Yes when they do you do get a email saying description change and is a valid reason to retract a bid. But i was referring to situation where i have i seen sellers changing pictures or description on auction with 0 bids just hrs before it closes (due to high starting bid there are no bidders at this point) and often you get 1 or 2 snipes (basing their snipe on earlier information). I have seen a lot of shills seem to stop just at the right price enough to get out bidded by last second snipes or last minute bidding frenzy. Not sure how they pull it off.
Maybe they do sir, IDK I guess. I have been buying via sniping on Ebay for about a decade or so, maybe 100 auctions a year I win, and I have never had this happen to me. If it happens in other areas then I guess I cannot comment.
It's hard to say what they would or wouldn't have done. If they put themselves in your position where they had to make up their mind up front about the highest price they're willing to pay, they might have put $45. ...and I see this as just one of many flaws in FeeBay's system. I think they should try to replicate the tried and true live auction format as closely as possible. Live auctions don't close at a designated time.
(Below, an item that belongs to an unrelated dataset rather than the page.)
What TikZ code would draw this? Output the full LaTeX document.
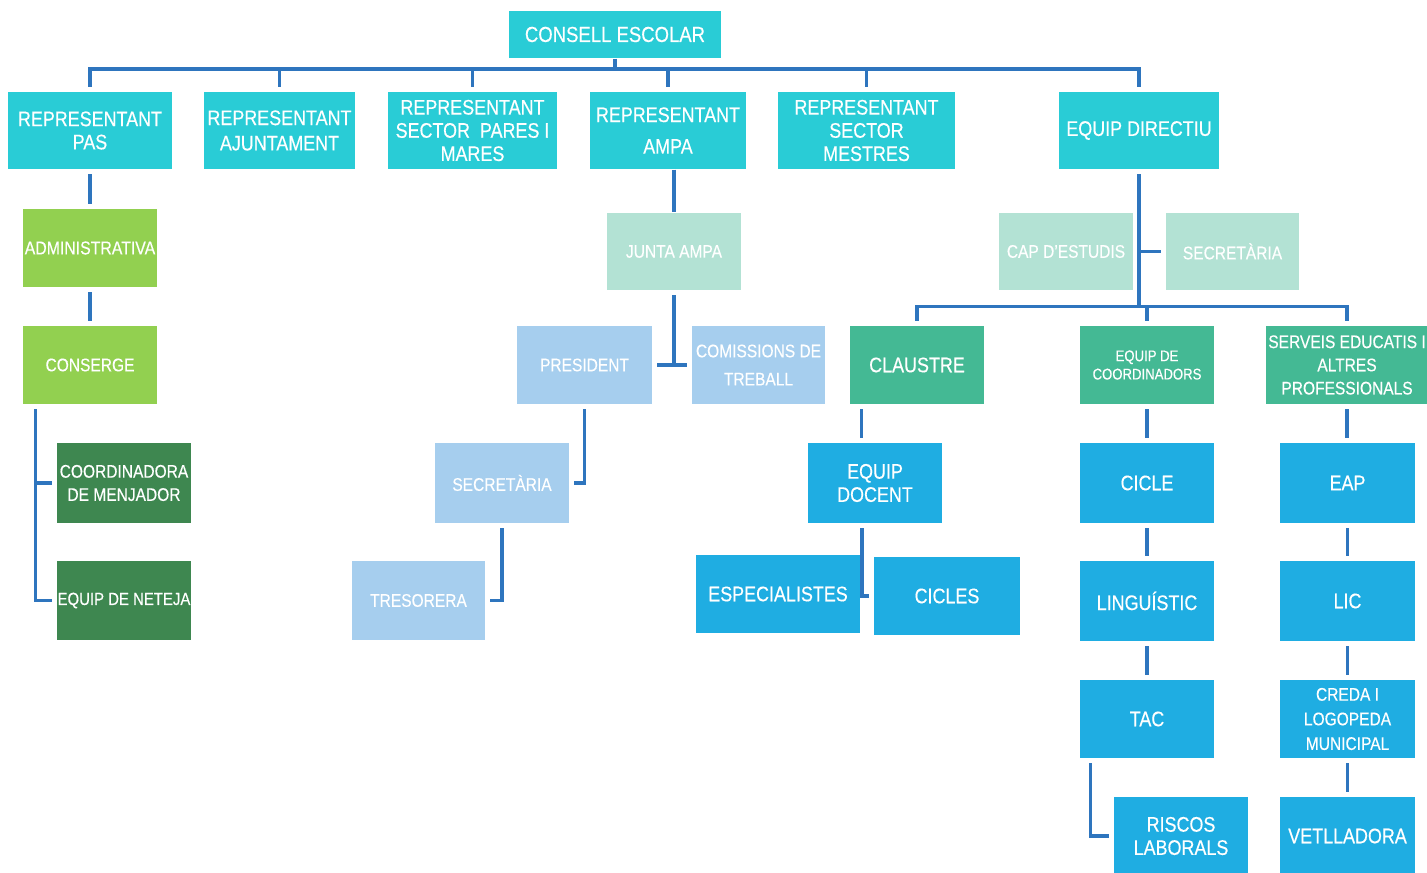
\documentclass[tikz,border=0pt]{standalone}
\usepackage{fontspec}
\setmainfont{Liberation Sans}[FakeStretch=0.85,FakeBold=0.35]
\usepackage{tikz}
\usepackage{xcolor}

\definecolor{cyanbox}{RGB}{41,204,214}
\definecolor{limebox}{RGB}{146,208,80}
\definecolor{forestbox}{RGB}{62,135,80}
\definecolor{mintbox}{RGB}{179,226,212}
\definecolor{skybox}{RGB}{166,206,238}
\definecolor{jadebox}{RGB}{68,185,148}
\definecolor{bluebox}{RGB}{31,173,226}
\definecolor{linkblue}{RGB}{46,117,190}

\begin{document}
\begin{tikzpicture}[
  box/.style={fill=#1,text=white,align=center,inner sep=0pt,minimum width=1.34cm,minimum height=0.78cm,font=\fontsize{6}{6.6}\selectfont},
  mid/.style={font=\fontsize{5.2}{6.6}\selectfont},
  tiny/.style={font=\fontsize{4.4}{5.2}\selectfont},
  link/.style={draw=linkblue,line width=0.9pt},
  gap/.style={shorten <=0.45mm,shorten >=0.45mm}
]
\useasboundingbox (0,0) rectangle (14.27,-8.73);

% consell and representants
\node[box=cyanbox,minimum width=2.12cm,minimum height=0.47cm,font=\fontsize{6.2}{7}\selectfont] (consell) at (6.15,-0.345) {CONSELL ESCOLAR};
\node[box=cyanbox,minimum width=1.64cm,minimum height=0.77cm] (pas) at (0.90,-1.305) {REPRESENTANT\\PAS};
\node[box=cyanbox,minimum width=1.51cm,minimum height=0.77cm] (ajunt) at (2.795,-1.305) {REPRESENTANT\\[0.6pt]AJUNTAMENT};
\node[box=cyanbox,minimum width=1.69cm,minimum height=0.77cm] (pares) at (4.725,-1.305) {REPRESENTANT\\SECTOR\ \ PARES I\\MARES};
\node[box=cyanbox,minimum width=1.56cm,minimum height=0.77cm] (ampa) at (6.68,-1.305) {REPRESENTANT\\[2.4pt]AMPA};
\node[box=cyanbox,minimum width=1.77cm,minimum height=0.77cm] (mestres) at (8.665,-1.305) {REPRESENTANT\\SECTOR\\MESTRES};
\node[box=cyanbox,minimum width=1.60cm,minimum height=0.77cm] (directiu) at (11.39,-1.305) {EQUIP DIRECTIU};

% PAS
\node[box=limebox,font=\fontsize{5.3}{6.4}\selectfont] (admin) at (0.90,-2.48) {ADMINISTRATIVA};
\node[box=limebox,mid] (conserge) at (0.90,-3.65) {CONSERGE};
\node[box=forestbox,mid,minimum height=0.80cm] (menjador) at (1.24,-4.83) {COORDINADORA\\DE MENJADOR};
\node[box=forestbox,font=\fontsize{5}{6}\selectfont,minimum height=0.79cm] (neteja) at (1.24,-6.005) {EQUIP DE NETEJA};

% AMPA
\node[box=mintbox,mid,minimum height=0.77cm] (junta) at (6.74,-2.515) {JUNTA AMPA};
\node[box=skybox,mid,minimum width=1.35cm] (president) at (5.845,-3.65) {PRESIDENT};
\node[box=skybox,mid,minimum width=1.33cm] (comissions) at (7.585,-3.65) {COMISSIONS DE\\[1.4pt]TREBALL};
\node[box=skybox,mid,minimum height=0.80cm] (secamp) at (5.02,-4.83) {SECRETÀRIA};
\node[box=skybox,mid,minimum width=1.33cm,minimum height=0.79cm] (tresorera) at (4.185,-6.005) {TRESORERA};

% equip directiu
\node[box=mintbox,mid,minimum height=0.77cm] (cap) at (10.66,-2.515) {CAP D'ESTUDIS};
\node[box=mintbox,mid,minimum width=1.33cm,minimum height=0.77cm] (secdir) at (12.325,-2.515) {SECRETÀRIA};
\node[box=jadebox] (claustre) at (9.17,-3.65) {CLAUSTRE};
\node[box=jadebox,tiny] (coord) at (11.47,-3.65) {EQUIP DE\\COORDINADORS};
\node[box=jadebox,mid,minimum width=1.62cm] (serveis) at (13.47,-3.65) {SERVEIS EDUCATIS I\\ALTRES\\PROFESSIONALS};

\node[box=bluebox,minimum height=0.80cm] (docent) at (8.75,-4.83) {EQUIP\\DOCENT};
\node[box=bluebox,minimum width=1.64cm] (especial) at (7.78,-5.94) {ESPECIALISTES};
\node[box=bluebox,minimum width=1.46cm] (cicles) at (9.47,-5.96) {CICLES};

\node[box=bluebox,minimum height=0.80cm] (cicle) at (11.47,-4.83) {CICLE};
\node[box=bluebox,minimum height=0.80cm] (ling) at (11.47,-6.01) {LINGUÍSTIC};
\node[box=bluebox] (tac) at (11.47,-7.19) {TAC};
\node[box=bluebox] (riscos) at (11.81,-8.36) {RISCOS\\LABORALS};

\node[box=bluebox,minimum width=1.35cm,minimum height=0.80cm] (eap) at (13.475,-4.83) {EAP};
\node[box=bluebox,minimum width=1.35cm,minimum height=0.80cm] (lic) at (13.475,-6.01) {LIC};
\node[box=bluebox,mid,minimum width=1.35cm,font=\fontsize{5.2}{7}\selectfont] (creda) at (13.475,-7.19) {CREDA I\\LOGOPEDA\\MUNICIPAL};
\node[box=bluebox,minimum width=1.35cm] (vetll) at (13.475,-8.36) {VETLLADORA};

% top bus
\draw[link] (consell.south) -- ++(0,-0.12);
\draw[link,line width=1.2pt,gap] (pas.north) -- ++(0,0.22) -| (directiu.north);
\foreach \n in {ajunt,pares,ampa,mestres}
  \draw[link,shorten <=0.45mm] (\n.north) -- ++(0,0.22);

% straight drops
\foreach \a/\b in {pas/admin,admin/conserge,coord/cicle,cicle/ling,ling/tac,serveis/eap,eap/lic,lic/creda,creda/vetll}
  \draw[link,gap] (\a.south) -- (\a.south |- \b.north);

% elbows
\draw[link,gap] ([xshift=1.3mm]conserge.south west) |- (menjador.west);
\draw[link,gap] ([xshift=1.3mm]conserge.south west) |- (neteja.west);
\draw[link] (ampa.south -| junta.north) -- (junta.north);
\draw[link,shorten <=0.45mm] (junta.south) -- (junta.south |- president.east);
\draw[link,gap] (president.east) -- (comissions.west);
\draw[link,gap] (president.south) |- (secamp.east);
\draw[link,gap] (secamp.south) |- (tresorera.east);

\draw[link,shorten <=0.45mm] (directiu.south) -- ++(0,-1.38);
\draw[link,shorten >=0.4mm] (directiu.south |- secdir.west) -- (secdir.west);
\draw[link,gap] (claustre.north) -- ++(0,0.19) -| (serveis.north);
\draw[link,shorten <=0.45mm] (coord.north) -- ++(0,0.19);
\draw[link,gap] ([xshift=1.2mm]claustre.south west) -- ([xshift=1.2mm]claustre.south west |- docent.north);
\draw[link,gap] ([xshift=-1.3mm]docent.south) |- (cicles.west);
\draw[link,gap] ([xshift=1.1mm]tac.south west) |- (riscos.west);
\end{tikzpicture}
\end{document}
They close after giving everyone a chance to place another bid. "Going once... going twice... SOLD!" FeeBay should do the same. If they receive a bid just before the closing time, they should extend the time by at least one minute. The fifteen minutes that other sites use is a little much, but it's better than nothing. ETA: The reason I think the 15 minute extension is a bit much is that I have bid on vehicles on the govauctions web site and hardly anyone bids until the end. Then people bid typically outbid each other by the minimum increment. Then it seems the next guy usually waits till the end of the 15 minute period before placing his bid. I sat around once for FOUR HOURS waiting for the bidding to reach its end. If they made it one minute, it would have taken 15-20 minutes. I guess I could have just walked away and checked back the next day to see if I'd won, but I just had to watch. (I didn't win. The darn truck sold for well above blue book value...)
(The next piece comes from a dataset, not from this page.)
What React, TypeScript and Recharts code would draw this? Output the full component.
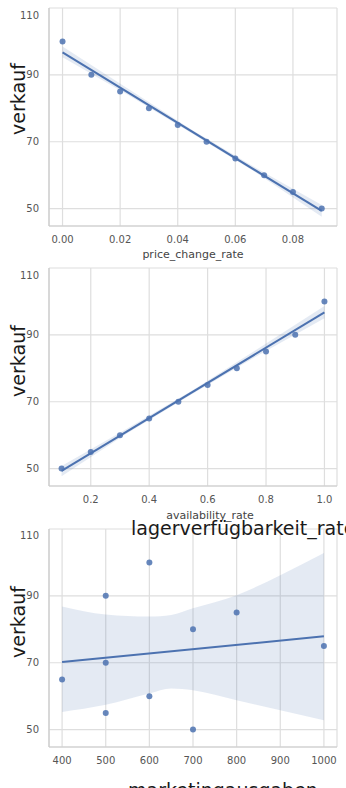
import React from "react";
import {
  ComposedChart,
  XAxis,
  YAxis,
  CartesianGrid,
  Scatter,
  Line,
  Area,
  Customized,
} from "recharts";

// ---------- data ----------
const priceChangeRate = [0, 0.01, 0.02, 0.03, 0.04, 0.05, 0.06, 0.07, 0.08, 0.09];
const verkaufPrice = [100, 90, 85, 80, 75, 70, 65, 60, 55, 50];

const availabilityRate = [0.1, 0.2, 0.3, 0.4, 0.5, 0.6, 0.7, 0.8, 0.9, 1.0];
const verkaufAvail = [50, 55, 60, 65, 70, 75, 80, 85, 90, 100];

const marketingAusgaben = [600, 500, 800, 700, 1000, 500, 400, 600, 500, 700];
const verkaufMarketing = [100, 90, 85, 80, 75, 70, 65, 60, 55, 50];

// regression lines
const priceFitX = [0, 0.09];
const priceFitY = [96.7, 49.3];
const availFitX = [0.1, 1.0];
const availFitY = [49.3, 96.7];
const marketingFitX = [400, 1000];
const marketingFitY = [70.2, 77.9];

// confidence bands
const priceBandX = [0, 0.0225, 0.045, 0.0675, 0.09];
const priceBandLow = [95.3, 84.1, 72.5, 60.6, 47.6];
const priceBandHigh = [98.5, 86.0, 73.5, 62.0, 51.1];

const availBandX = [0.1, 0.325, 0.55, 0.775, 1.0];
const availBandLow = [47.7, 60.6, 72.5, 84.0, 95.0];
const availBandHigh = [50.8, 62.0, 73.5, 86.0, 98.6];

const marketingBandX = [400, 500, 600, 650, 700, 800, 900, 1000];
const marketingBandLow = [55.3, 57.4, 60.8, 62.3, 61.8, 58.8, 55.8, 52.8];
const marketingBandHigh = [86.8, 84.4, 83.8, 84.3, 86.3, 90.2, 96.2, 102.8];

// ticks
const yTicks = [50, 70, 90, 110];
const priceTicks = [0, 0.02, 0.04, 0.06, 0.08];
const availTicks = [0.2, 0.4, 0.6, 0.8, 1.0];
const marketingTicks = [400, 500, 600, 700, 800, 900, 1000];

// ---------- helpers ----------
const FONT = "DejaVu Sans";
const BLUE = "#4C72B0";
const PLOT_H = 218;

const pts = (xs: number[], ys: number[]) => xs.map((x, i) => ({ x, y: ys[i] }));
const band = (xs: number[], lo: number[], hi: number[]) =>
  xs.map((x, i) => ({ x, range: [lo[i], hi[i]] }));

const YTick = (props: any) => {
  const { x, y, payload } = props;
  const shift = payload.value === 110 ? 6 : 0;
  return (
    <text
      x={x}
      y={y + shift}
      dy="0.36em"
      textAnchor="end"
      fontFamily={FONT}
      fontSize={10}
      fill="#555"
    >
      {payload.value}
    </text>
  );
};

const makeXTick = (fmt: (v: number) => string) => (props: any) => {
  const { x, y, payload } = props;
  return (
    <text
      x={x}
      y={y}
      dy="0.71em"
      textAnchor="middle"
      fontFamily={FONT}
      fontSize={10}
      fill="#555"
    >
      {fmt(payload.value)}
    </text>
  );
};

const Dot = (props: any) => {
  const { cx, cy } = props;
  if (cx == null || cy == null) return null;
  return <circle cx={cx} cy={cy} r={3} fill={BLUE} fillOpacity={0.85} />;
};

type PanelProps = {
  top: number;
  height: number;
  marginTop: number;
  xDomain: [number, number];
  xTicks: number[];
  fmt: (v: number) => string;
  scatter: { x: number; y: number }[];
  fit: { x: number; y: number }[];
  bandData: { x: number; range: number[] }[];
  curve: "linear" | "monotone";
  yLabelY: number;
  texts: React.ReactNode;
};

const Panel = (p: PanelProps) => {
  const xAxisH = p.height - p.marginTop - PLOT_H;
  return (
    <div style={{ position: "absolute", left: 0, top: p.top }}>
      <ComposedChart
        width={346}
        height={p.height}
        margin={{ top: p.marginTop, right: 9, bottom: 0, left: 0 }}
      >
        <CartesianGrid stroke="#dedede" strokeWidth={1.2} />
        <XAxis
          type="number"
          dataKey="x"
          domain={p.xDomain}
          ticks={p.xTicks}
          allowDataOverflow
          axisLine={{ stroke: "#cccccc", strokeWidth: 1.2 }}
          tickLine={false}
          tickSize={0}
          tickMargin={10}
          height={xAxisH}
          tick={makeXTick(p.fmt)}
        />
        <YAxis
          type="number"
          domain={[44.8, 110]}
          ticks={yTicks}
          allowDataOverflow
          width={49}
          axisLine={{ stroke: "#cccccc", strokeWidth: 1.2 }}
          tickLine={false}
          tickSize={0}
          tickMargin={10}
          tick={<YTick />}
        />
        <Area
          data={p.bandData}
          dataKey="range"
          type={p.curve}
          stroke="none"
          fill={BLUE}
          fillOpacity={0.15}
          isAnimationActive={false}
          dot={false}
          activeDot={false}
        />
        <Scatter data={p.scatter} dataKey="y" shape={<Dot />} isAnimationActive={false} />
        <Line
          data={p.fit}
          dataKey="y"
          type="linear"
          stroke={BLUE}
          strokeWidth={2}
          dot={false}
          activeDot={false}
          isAnimationActive={false}
        />
        <Customized
          component={() => (
            <g>
              <text
                x={24.5}
                y={p.yLabelY}
                transform={`rotate(-90 24.5 ${p.yLabelY})`}
                textAnchor="middle"
                fontFamily={FONT}
                fontSize={19}
                fill="#1a1a1a"
              >
                verkauf
              </text>
              {p.texts}
            </g>
          )}
        />
      </ComposedChart>
    </div>
  );
};

export default function App() {
  return (
    <div
      style={{
        position: "absolute",
        left: 0,
        top: 0,
        width: 346,
        height: 788,
        overflow: "hidden",
        background: "#fff",
      }}
    >
      <Panel
        top={0}
        height={265}
        marginTop={8}
        xDomain={[-0.0047, 0.0953]}
        xTicks={priceTicks}
        fmt={(v) => v.toFixed(2)}
        scatter={pts(priceChangeRate, verkaufPrice)}
        fit={pts(priceFitX, priceFitY)}
        bandData={band(priceBandX, priceBandLow, priceBandHigh)}
        curve="linear"
        yLabelY={99}
        texts={
          <text x={193} y={258} textAnchor="middle" fontFamily={FONT} fontSize={11} fill="#444">
            price_change_rate
          </text>
        }
      />
      <Panel
        top={260}
        height={265}
        marginTop={8}
        xDomain={[0.057, 1.043]}
        xTicks={availTicks}
        fmt={(v) => v.toFixed(1)}
        scatter={pts(availabilityRate, verkaufAvail)}
        fit={pts(availFitX, availFitY)}
        bandData={band(availBandX, availBandLow, availBandHigh)}
        curve="linear"
        yLabelY={101}
        texts={
          <text x={210} y={259} textAnchor="middle" fontFamily={FONT} fontSize={11} fill="#444">
            availability_rate
          </text>
        }
      />
      <Panel
        top={500}
        height={288}
        marginTop={29}
        xDomain={[370, 1030]}
        xTicks={marketingTicks}
        fmt={(v) => String(v)}
        scatter={pts(marketingAusgaben, verkaufMarketing)}
        fit={pts(marketingFitX, marketingFitY)}
        bandData={band(marketingBandX, marketingBandLow, marketingBandHigh)}
        curve="monotone"
        yLabelY={122}
        texts={
          <>
            <text x={131} y={35} fontFamily={FONT} fontSize={19} fill="#1a1a1a">
              lagerverfügbarkeit_rate
            </text>
            <text x={128} y={297} fontFamily={FONT} fontSize={19} fill="#1a1a1a">
              marketingausgaben
            </text>
          </>
        }
      />
    </div>
  );
}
OTOH, people like me would simply stop Ebay altogether if they made those changes, since I have no desire to sit around on Ebay bidding. So, they may make you happy, but would lose other customers. There are reasons I do not attend live auctions any more, its simply not worth it to me. If I cannot leave an absentee bid either with the auctioneer, through an agent, or via a snipe then I will not bid. Period. I am sure the brains of Ebay have done a similar comparison, and there are reasons they leave it the way it is. [Edit] Didn't mean "the brains" to mean they agree with me Blaubart, I meant it as in "upper management". I see you point, and at one time agreed with you, but the current system now suits me well for sniping, and I just don't have time to babysit an auction.
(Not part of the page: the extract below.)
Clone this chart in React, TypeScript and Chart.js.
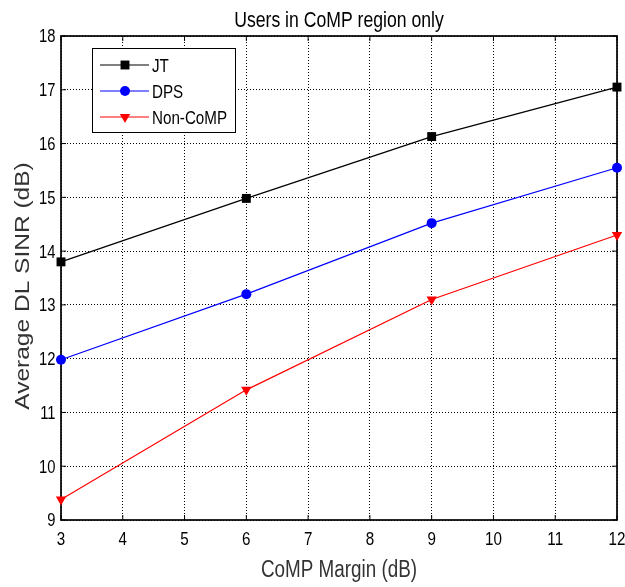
import React, { useEffect, useRef } from "react";
import { Chart, registerables } from "chart.js";
Chart.register(...registerables);

const margins = [3, 6, 9, 12];
const jtValues = [13.8, 14.98, 16.13, 17.05];
const dpsValues = [11.98, 13.2, 14.52, 15.55];
const nonCompValues = [9.38, 11.42, 13.1, 14.3];
const seriesNames = ["JT", "DPS", "Non-CoMP"];
const xTickLabels = ["3", "4", "5", "6", "7", "8", "9", "10", "11", "12"];
const yTickLabels = ["9", "10", "11", "12", "13", "14", "15", "16", "17", "18"];
const chartTitle = "Users in CoMP region only";
const xTitle = "CoMP Margin (dB)";
const yTitle = "Average DL SINR (dB)";
const xMin = 3, xMax = 12, yMin = 9, yMax = 18;

const FONT = "'Liberation Sans', Arial, sans-serif";
const SQ = 0.82;

const seriesStyles = [
  { color: "#000000", pointStyle: "rect", radius: 6.3, rotation: 0 },
  { color: "#0000ff", pointStyle: "circle", radius: 5, rotation: 0 },
  { color: "#ff0000", pointStyle: "triangle", radius: 6, rotation: 180 },
];

function squeezedText(ctx: CanvasRenderingContext2D, text: string, x: number, y: number, size: number, align: CanvasTextAlign, color: string) {
  ctx.save();
  ctx.translate(x, y);
  ctx.scale(SQ, 1);
  ctx.font = `${size}px ${FONT}`;
  ctx.fillStyle = color;
  ctx.textAlign = align;
  ctx.textBaseline = "alphabetic";
  ctx.fillText(text, 0, 0);
  ctx.restore();
}

function drawMarker(ctx: CanvasRenderingContext2D, st: any, x: number, y: number) {
  ctx.save();
  ctx.fillStyle = st.color;
  ctx.beginPath();
  if (st.pointStyle === "rect") {
    const s = st.radius * Math.SQRT1_2;
    ctx.rect(x - s, y - s, 2 * s, 2 * s);
  } else if (st.pointStyle === "circle") {
    ctx.arc(x, y, st.radius, 0, Math.PI * 2);
  } else {
    const r = st.radius;
    ctx.moveTo(x - r * Math.sin(Math.PI / 3), y - r * 0.5);
    ctx.lineTo(x + r * Math.sin(Math.PI / 3), y - r * 0.5);
    ctx.lineTo(x, y + r);
    ctx.closePath();
  }
  ctx.fill();
  ctx.restore();
}

const framePlugin = {
  id: "matlabFrame",
  beforeDatasetsDraw(chart: any) {
    const { ctx, chartArea: a, scales } = chart;
    ctx.save();
    ctx.strokeStyle = "#000";
    ctx.lineWidth = 1;
    const tl = 5;
    ctx.beginPath();
    for (let v = xMin; v <= xMax; v++) {
      const x = scales.x.getPixelForValue(v);
      ctx.moveTo(x, a.bottom); ctx.lineTo(x, a.bottom - tl);
      ctx.moveTo(x, a.top); ctx.lineTo(x, a.top + tl);
    }
    for (let v = yMin; v <= yMax; v++) {
      const y = scales.y.getPixelForValue(v);
      ctx.moveTo(a.left, y); ctx.lineTo(a.left + tl, y);
      ctx.moveTo(a.right, y); ctx.lineTo(a.right - tl, y);
    }
    ctx.stroke();
    ctx.lineWidth = 1.7;
    ctx.strokeRect(a.left, a.top, a.right - a.left, a.bottom - a.top);
    ctx.restore();
  },
  afterDraw(chart: any) {
    const { ctx, chartArea: a, scales } = chart;
    ctx.save();
    // tick labels
    xTickLabels.forEach((t) => {
      const x = scales.x.getPixelForValue(Number(t));
      squeezedText(ctx, t, x, 545, 18.5, "center", "#000");
    });
    yTickLabels.forEach((t) => {
      const y = scales.y.getPixelForValue(Number(t));
      squeezedText(ctx, t, 55.5, y + 6.4, 18, "right", "#000");
    });
    // title
    squeezedText(ctx, chartTitle, (a.left + a.right) / 2, 27.3, 21.5, "center", "#000");
    // x axis title
    squeezedText(ctx, xTitle, (a.left + a.right) / 2, 577.3, 23, "center", "#333");
    // y axis title (squeezed in glyph height, i.e. screen x)
    ctx.save();
    ctx.translate(28.6, 286);
    ctx.rotate(-Math.PI / 2);
    ctx.scale(1, SQ);
    ctx.font = `24.5px ${FONT}`;
    ctx.fillStyle = "#333";
    ctx.textAlign = "center";
    ctx.textBaseline = "alphabetic";
    ctx.fillText(yTitle, 0, 0);
    ctx.restore();
    // legend
    const bx = 92, by = 48, bw = 143, bh = 84;
    ctx.fillStyle = "#fff";
    ctx.fillRect(bx, by, bw, bh);
    ctx.strokeStyle = "#000";
    ctx.lineWidth = 1;
    ctx.strokeRect(bx + 0.5, by + 0.5, bw, bh);
    const rows = [65, 91, 117];
    seriesNames.forEach((name, i) => {
      const st = seriesStyles[i];
      const y = rows[i];
      ctx.strokeStyle = st.color;
      ctx.lineWidth = 1;
      ctx.beginPath();
      ctx.moveTo(100, y);
      ctx.lineTo(149, y);
      ctx.stroke();
      drawMarker(ctx, st, 125, y);
      squeezedText(ctx, name, 152, y + 7, 18.5, "left", "#000");
    });
    ctx.restore();
  },
};

export default function App() {
  const ref = useRef<HTMLCanvasElement | null>(null);
  useEffect(() => {
    if (!ref.current) return;
    const allSeries = [jtValues, dpsValues, nonCompValues];
    const chart = new Chart(ref.current, {
      type: "line",
      data: {
        datasets: allSeries.map((vals, i) => ({
          label: seriesNames[i],
          data: margins.map((m, j) => ({ x: m, y: vals[j] })),
          borderColor: seriesStyles[i].color,
          backgroundColor: seriesStyles[i].color,
          borderWidth: 1.2,
          pointStyle: seriesStyles[i].pointStyle as any,
          pointRadius: seriesStyles[i].radius,
          pointRotation: seriesStyles[i].rotation,
          pointBorderWidth: 0,
          pointBackgroundColor: seriesStyles[i].color,
          tension: 0,
          clip: false as any,
        })),
      },
      options: {
        animation: false,
        responsive: false,
        devicePixelRatio: 1,
        layout: { padding: { top: 36, right: 8, left: 0, bottom: 0 } },
        plugins: { legend: { display: false }, title: { display: false }, tooltip: { enabled: false } },
        scales: {
          x: {
            type: "linear",
            min: xMin,
            max: xMax,
            afterFit(s: any) { s.height = 67; s.paddingLeft = 0; s.paddingRight = 0; },
            ticks: { stepSize: 1, display: false, autoSkip: false },
            grid: { color: "#000", lineWidth: 1, drawTicks: false },
            border: { display: false, dash: [1, 2] },
          },
          y: {
            type: "linear",
            min: yMin,
            max: yMax,
            afterFit(s: any) { s.width = 61; s.paddingTop = 0; s.paddingBottom = 0; },
            ticks: { stepSize: 1, display: false },
            grid: { color: "#000", lineWidth: 1, drawTicks: false },
            border: { display: false, dash: [1, 2] },
          },
        },
      },
      plugins: [framePlugin],
    });
    return () => chart.destroy();
  }, []);
  return (
    <div style={{ position: "absolute", left: 0, top: 0, width: 625, height: 587, background: "#fff" }}>
      <canvas ref={ref} width={625} height={587} style={{ width: 625, height: 587 }} />
    </div>
  );
}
I doubt Ebay would ever touch its bidding system (commerce engine IIRC) since it would require changes to so many different layers (UI, API and DBs), even if it can net them more $$ the updates' would very expensive and nightmare. Heck it took them 10 years to finally update their logo. To correct myself most of listing changes have been sellers' making mistake not due to fraudulent activity, most often it is listing of gold purity, gold/silver content (example: listing 2.5 Tr. Ounce rather than .25) etc. or even using incorrect information from Krause.
My point was that it wasn't always terrible for the seller, I wasn't discussing the buyers. Although for the buyers sniping is also the best strategy for buying a coin at the lowest price.
Yes, I noticed that, you were talking about from the seller's point of view. I would think that sniping would be good since it drives up the price. If a seller only got a bid or two people going back and fourth, the snipers can drive the price up. Not everyone always snipes though, I got a couple IHCS VF/XF for a buck when I bid with 20 minutes left after bidiots had been overbidding all night. They must have went to sleep. As far as this lot goes in this thread, I and others missed the semi-key in the lot and someone obviously didn't and placed a high because of it. The other coins were not so hot, a just noticed the 1883 with cents in it and other high cost coins but their grades were low. The lot I got had nicer coins overall.
Even if they changed the system, I think they should keep the proxy bidding capability. i.e. You should continue to be able to enter your max bid and walk away. If the people bidding against you want to do it one increment at a time and drag the auction out an extra 15 minutes, that's on them. I get it. I'm sure they would have made the change a long time ago if it was in their favor to do so...
But its not. An intelligent bidder who currently snipes would look at this change and realize now its back to the way it was before sniping. Someone can increase their bid by a single increment just to claw their way up and find out your max. Why they bid that way I haven't a clue, but many do. If they changed Ebay that way I believe I would simply walk away from the entire process. Sniping good deals is the way I play, I do not want to get tangled in a drawn out affair, (another reason I never go to live auctions anymore), and under such a system I wouldn't feel justified spending any time even looking at Ebay any longer. As it is sometimes I can go a couple weeks without finding any quality worth bidding on, (much of the quality is now overpriced BIN auctions for ancients at least), and if I knew my max bid would be easily findable by a determined bidder I simply would not put in the effort any more. There are other places to buy coins, and not have to wade through the schlock, dreck, fakes, and imaginery priced items for me to also have to worry about my bid price being discoverable. I am not trying to make this sound like "I would pick up my ball and go home", kind of post, but in the end Ebay would have lost its one advantage in my eyes. Just my opinion. Chris
If all eBay users were rational actors, and they all had perfect knowledge of each lot, it wouldn't matter whether you sniped or placed your bid at the beginning. Since not all eBay bidders are rational, seeing the price go up can egg them on to bid more than they otherwise would. Since not everyone has perfect knowledge of every lot, placing your high bid early -- where another high bidder can cause it to be exposed -- exposes your knowledge (or misconception) of the lot's worth, which can influence other rational bidders. ("Someone bid that up to $100? Let me take a closer look -- hey, is that an S on the back of that 1913 quarter?")
I think that the winning biodder got a helluva deal if that 86 is real! Even a genuine coins would be worth well over the $41.00 that took that one home.